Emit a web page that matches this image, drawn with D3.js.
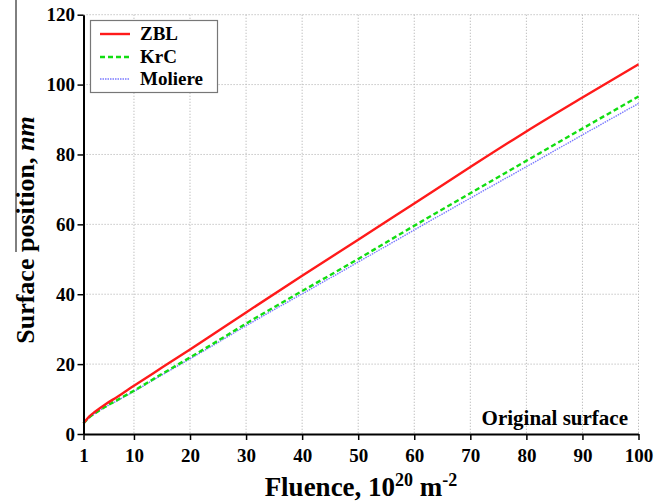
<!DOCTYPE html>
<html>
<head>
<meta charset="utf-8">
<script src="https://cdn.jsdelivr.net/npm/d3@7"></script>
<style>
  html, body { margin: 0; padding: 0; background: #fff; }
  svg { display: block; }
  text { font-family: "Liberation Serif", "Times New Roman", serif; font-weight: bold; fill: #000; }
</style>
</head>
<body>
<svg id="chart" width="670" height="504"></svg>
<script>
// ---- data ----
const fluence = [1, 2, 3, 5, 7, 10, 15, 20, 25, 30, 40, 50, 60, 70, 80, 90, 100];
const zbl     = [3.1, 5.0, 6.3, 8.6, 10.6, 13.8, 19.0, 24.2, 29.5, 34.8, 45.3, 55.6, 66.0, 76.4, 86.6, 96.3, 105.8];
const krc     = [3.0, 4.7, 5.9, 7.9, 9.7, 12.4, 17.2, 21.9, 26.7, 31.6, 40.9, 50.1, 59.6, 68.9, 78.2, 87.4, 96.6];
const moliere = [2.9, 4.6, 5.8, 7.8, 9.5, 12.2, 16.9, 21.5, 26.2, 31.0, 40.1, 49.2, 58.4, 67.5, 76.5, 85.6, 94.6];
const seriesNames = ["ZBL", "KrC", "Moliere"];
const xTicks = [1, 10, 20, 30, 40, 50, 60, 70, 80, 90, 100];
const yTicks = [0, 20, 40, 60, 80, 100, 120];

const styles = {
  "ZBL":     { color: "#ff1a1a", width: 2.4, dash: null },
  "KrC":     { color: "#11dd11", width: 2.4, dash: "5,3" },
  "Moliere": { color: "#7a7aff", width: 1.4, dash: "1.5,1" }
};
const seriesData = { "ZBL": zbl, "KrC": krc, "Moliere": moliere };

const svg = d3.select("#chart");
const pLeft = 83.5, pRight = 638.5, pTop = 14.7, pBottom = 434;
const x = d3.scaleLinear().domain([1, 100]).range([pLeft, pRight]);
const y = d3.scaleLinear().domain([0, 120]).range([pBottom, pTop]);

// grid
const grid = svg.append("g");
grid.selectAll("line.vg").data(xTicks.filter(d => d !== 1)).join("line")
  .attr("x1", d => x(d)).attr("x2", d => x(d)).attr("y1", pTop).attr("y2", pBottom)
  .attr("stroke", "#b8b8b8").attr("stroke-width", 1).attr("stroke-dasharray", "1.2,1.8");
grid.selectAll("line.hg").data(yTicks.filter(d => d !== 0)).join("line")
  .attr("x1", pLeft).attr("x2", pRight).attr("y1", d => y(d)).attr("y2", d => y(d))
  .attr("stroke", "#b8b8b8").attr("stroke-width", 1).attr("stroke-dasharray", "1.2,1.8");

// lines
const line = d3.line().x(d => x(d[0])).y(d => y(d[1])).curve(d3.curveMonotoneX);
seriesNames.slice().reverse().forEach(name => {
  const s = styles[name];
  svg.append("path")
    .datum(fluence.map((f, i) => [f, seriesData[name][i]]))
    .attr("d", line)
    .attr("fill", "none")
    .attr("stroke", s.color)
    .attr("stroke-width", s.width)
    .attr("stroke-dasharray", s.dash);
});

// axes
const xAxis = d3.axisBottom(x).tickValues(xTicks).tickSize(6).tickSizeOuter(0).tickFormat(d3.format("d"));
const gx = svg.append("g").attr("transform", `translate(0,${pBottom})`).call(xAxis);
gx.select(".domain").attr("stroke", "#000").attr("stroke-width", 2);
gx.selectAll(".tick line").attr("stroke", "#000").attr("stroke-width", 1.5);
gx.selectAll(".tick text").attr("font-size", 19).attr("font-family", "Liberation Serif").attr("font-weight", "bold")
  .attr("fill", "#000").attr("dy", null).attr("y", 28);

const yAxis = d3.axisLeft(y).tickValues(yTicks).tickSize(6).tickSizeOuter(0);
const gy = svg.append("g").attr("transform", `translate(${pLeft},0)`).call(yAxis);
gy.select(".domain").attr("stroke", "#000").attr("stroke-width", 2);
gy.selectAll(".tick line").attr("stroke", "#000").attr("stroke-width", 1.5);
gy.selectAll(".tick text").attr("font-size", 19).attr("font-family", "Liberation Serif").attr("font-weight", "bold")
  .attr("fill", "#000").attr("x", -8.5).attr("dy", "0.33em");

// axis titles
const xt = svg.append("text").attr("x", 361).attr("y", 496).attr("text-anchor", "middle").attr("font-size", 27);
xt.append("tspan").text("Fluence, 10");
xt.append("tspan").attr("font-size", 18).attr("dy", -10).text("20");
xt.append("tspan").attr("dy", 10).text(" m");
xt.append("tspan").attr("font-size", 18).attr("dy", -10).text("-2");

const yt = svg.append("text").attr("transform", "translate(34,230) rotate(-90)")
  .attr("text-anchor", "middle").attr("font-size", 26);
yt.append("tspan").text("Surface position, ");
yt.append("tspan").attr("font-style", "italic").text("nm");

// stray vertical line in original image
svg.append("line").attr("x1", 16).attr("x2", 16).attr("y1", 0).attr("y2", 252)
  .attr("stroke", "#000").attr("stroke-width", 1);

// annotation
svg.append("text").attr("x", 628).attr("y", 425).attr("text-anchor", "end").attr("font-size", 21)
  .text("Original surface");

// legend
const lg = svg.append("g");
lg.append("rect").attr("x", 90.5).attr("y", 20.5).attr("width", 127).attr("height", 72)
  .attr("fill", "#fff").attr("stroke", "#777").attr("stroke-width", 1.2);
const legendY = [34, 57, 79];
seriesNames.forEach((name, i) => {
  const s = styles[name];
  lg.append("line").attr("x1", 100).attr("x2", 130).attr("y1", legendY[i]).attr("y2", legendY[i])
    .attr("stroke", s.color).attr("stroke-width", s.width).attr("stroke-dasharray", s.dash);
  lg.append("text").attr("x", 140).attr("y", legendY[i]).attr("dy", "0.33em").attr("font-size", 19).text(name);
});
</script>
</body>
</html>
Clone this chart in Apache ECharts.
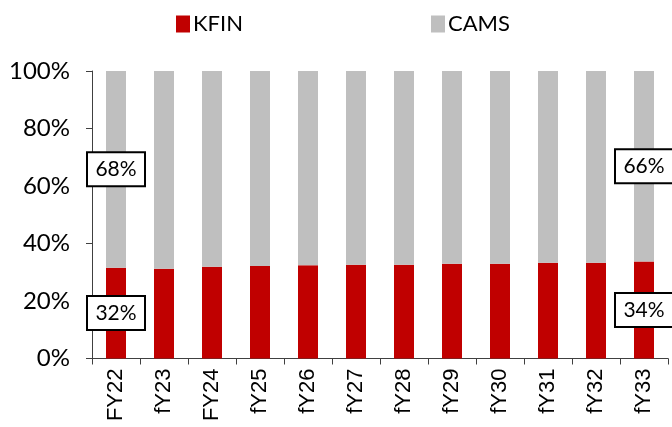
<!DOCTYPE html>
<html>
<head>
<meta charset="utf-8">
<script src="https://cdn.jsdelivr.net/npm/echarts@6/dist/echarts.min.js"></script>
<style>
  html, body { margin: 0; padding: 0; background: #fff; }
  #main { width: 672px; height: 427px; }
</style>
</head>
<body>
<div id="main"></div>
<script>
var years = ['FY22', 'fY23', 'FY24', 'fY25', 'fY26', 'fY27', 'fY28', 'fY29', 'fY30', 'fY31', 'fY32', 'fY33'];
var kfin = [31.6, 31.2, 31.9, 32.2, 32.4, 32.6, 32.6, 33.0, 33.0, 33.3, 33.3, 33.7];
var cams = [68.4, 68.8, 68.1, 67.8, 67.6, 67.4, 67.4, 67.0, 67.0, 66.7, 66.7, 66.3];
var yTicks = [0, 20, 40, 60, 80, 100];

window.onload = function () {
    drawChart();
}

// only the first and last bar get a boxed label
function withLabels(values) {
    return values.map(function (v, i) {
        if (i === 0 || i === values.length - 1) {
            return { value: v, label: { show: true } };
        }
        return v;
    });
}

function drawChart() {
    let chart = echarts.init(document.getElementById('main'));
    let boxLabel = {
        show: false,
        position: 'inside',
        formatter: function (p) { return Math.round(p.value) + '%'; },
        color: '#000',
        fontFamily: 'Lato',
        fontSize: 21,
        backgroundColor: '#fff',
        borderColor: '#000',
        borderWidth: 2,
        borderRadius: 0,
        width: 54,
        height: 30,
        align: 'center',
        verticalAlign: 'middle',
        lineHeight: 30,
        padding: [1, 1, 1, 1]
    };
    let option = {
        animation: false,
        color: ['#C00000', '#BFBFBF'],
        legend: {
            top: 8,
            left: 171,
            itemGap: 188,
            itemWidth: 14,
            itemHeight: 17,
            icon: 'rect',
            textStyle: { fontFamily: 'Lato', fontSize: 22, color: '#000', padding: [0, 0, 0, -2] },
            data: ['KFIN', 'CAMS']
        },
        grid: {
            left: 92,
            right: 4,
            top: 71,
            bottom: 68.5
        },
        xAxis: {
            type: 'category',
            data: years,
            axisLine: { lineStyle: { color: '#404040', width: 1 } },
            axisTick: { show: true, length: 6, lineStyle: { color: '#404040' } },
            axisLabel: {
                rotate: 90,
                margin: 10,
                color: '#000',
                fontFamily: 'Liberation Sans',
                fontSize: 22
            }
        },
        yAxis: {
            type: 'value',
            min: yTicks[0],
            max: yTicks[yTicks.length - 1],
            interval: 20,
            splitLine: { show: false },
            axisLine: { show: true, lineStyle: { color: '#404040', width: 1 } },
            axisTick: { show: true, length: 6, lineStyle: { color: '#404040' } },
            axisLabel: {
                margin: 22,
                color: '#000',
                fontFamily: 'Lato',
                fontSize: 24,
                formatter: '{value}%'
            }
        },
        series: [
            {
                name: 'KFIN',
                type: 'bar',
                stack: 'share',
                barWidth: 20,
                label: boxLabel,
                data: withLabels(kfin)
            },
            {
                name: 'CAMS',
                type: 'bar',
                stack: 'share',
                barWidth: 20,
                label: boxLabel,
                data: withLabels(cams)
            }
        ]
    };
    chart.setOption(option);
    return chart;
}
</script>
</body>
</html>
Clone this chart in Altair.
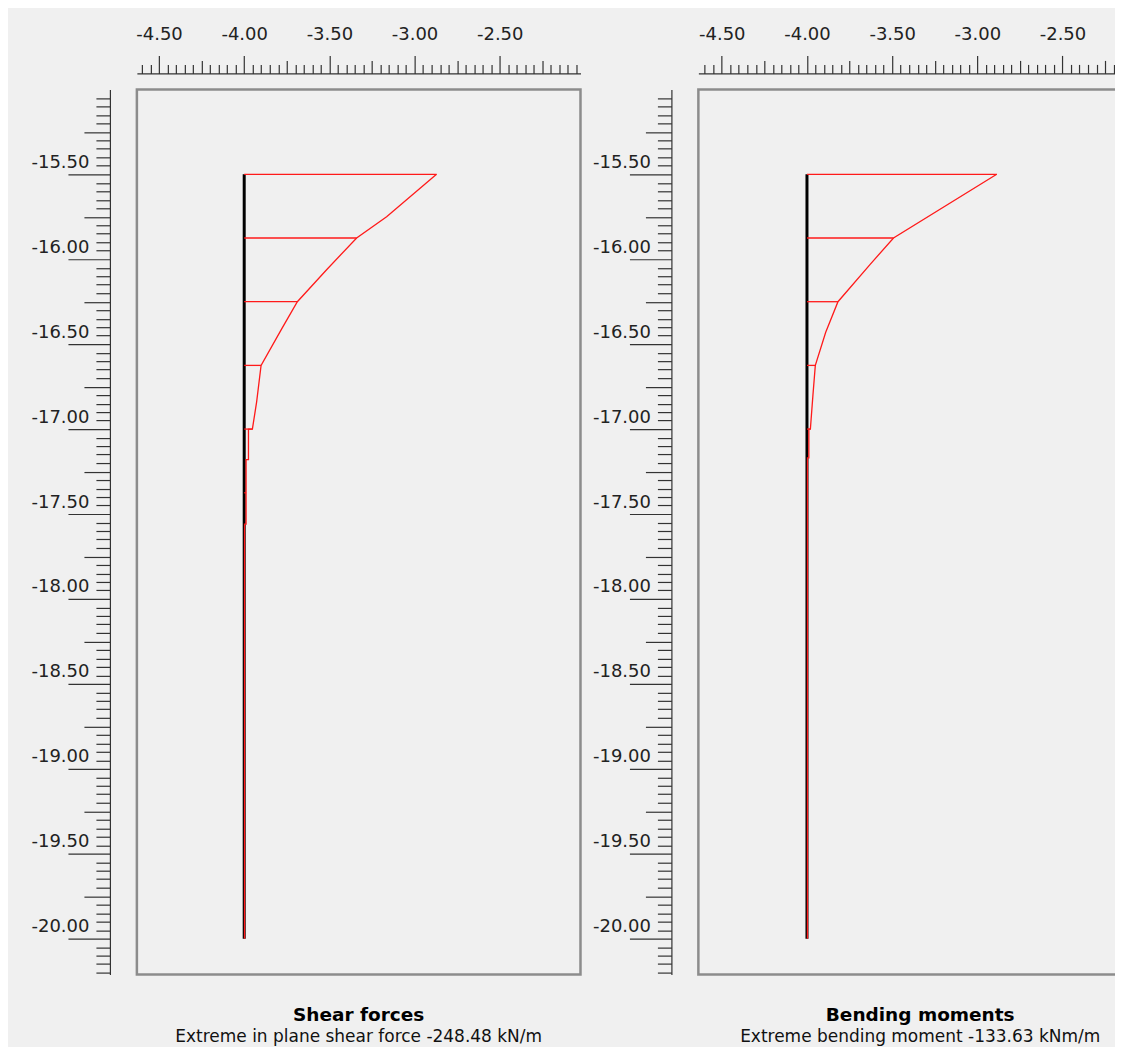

INSTRUCTIONS TO FOLLOW — Begin at the top of the material above and output each line exactly, stopping after the line that holds "d3.scaleLinear().domain([0, 120]).range([pBottom, pTop]);". Leave out pictures.

FINAL RESULT —
Emit a web page that matches this image, drawn with D3.js.
<!DOCTYPE html>
<html>
<head>
<meta charset="utf-8">
<script src="https://cdn.jsdelivr.net/npm/d3@7"></script>
<style>
  html, body { margin: 0; padding: 0; background: #fff; }
  svg { display: block; }
  text { font-family: "Liberation Serif", "Times New Roman", serif; font-weight: bold; fill: #000; }
</style>
</head>
<body>
<svg id="chart" width="670" height="504"></svg>
<script>
// ---- data ----
const fluence = [1, 2, 3, 5, 7, 10, 15, 20, 25, 30, 40, 50, 60, 70, 80, 90, 100];
const zbl     = [3.1, 5.0, 6.3, 8.6, 10.6, 13.8, 19.0, 24.2, 29.5, 34.8, 45.3, 55.6, 66.0, 76.4, 86.6, 96.3, 105.8];
const krc     = [3.0, 4.7, 5.9, 7.9, 9.7, 12.4, 17.2, 21.9, 26.7, 31.6, 40.9, 50.1, 59.6, 68.9, 78.2, 87.4, 96.6];
const moliere = [2.9, 4.6, 5.8, 7.8, 9.5, 12.2, 16.9, 21.5, 26.2, 31.0, 40.1, 49.2, 58.4, 67.5, 76.5, 85.6, 94.6];
const seriesNames = ["ZBL", "KrC", "Moliere"];
const xTicks = [1, 10, 20, 30, 40, 50, 60, 70, 80, 90, 100];
const yTicks = [0, 20, 40, 60, 80, 100, 120];

const styles = {
  "ZBL":     { color: "#ff1a1a", width: 2.4, dash: null },
  "KrC":     { color: "#11dd11", width: 2.4, dash: "5,3" },
  "Moliere": { color: "#7a7aff", width: 1.4, dash: "1.5,1" }
};
const seriesData = { "ZBL": zbl, "KrC": krc, "Moliere": moliere };

const svg = d3.select("#chart");
const pLeft = 83.5, pRight = 638.5, pTop = 14.7, pBottom = 434;
const x = d3.scaleLinear().domain([1, 100]).range([pLeft, pRight]);
const y = d3.scaleLinear().domain([0, 120]).range([pBottom, pTop]);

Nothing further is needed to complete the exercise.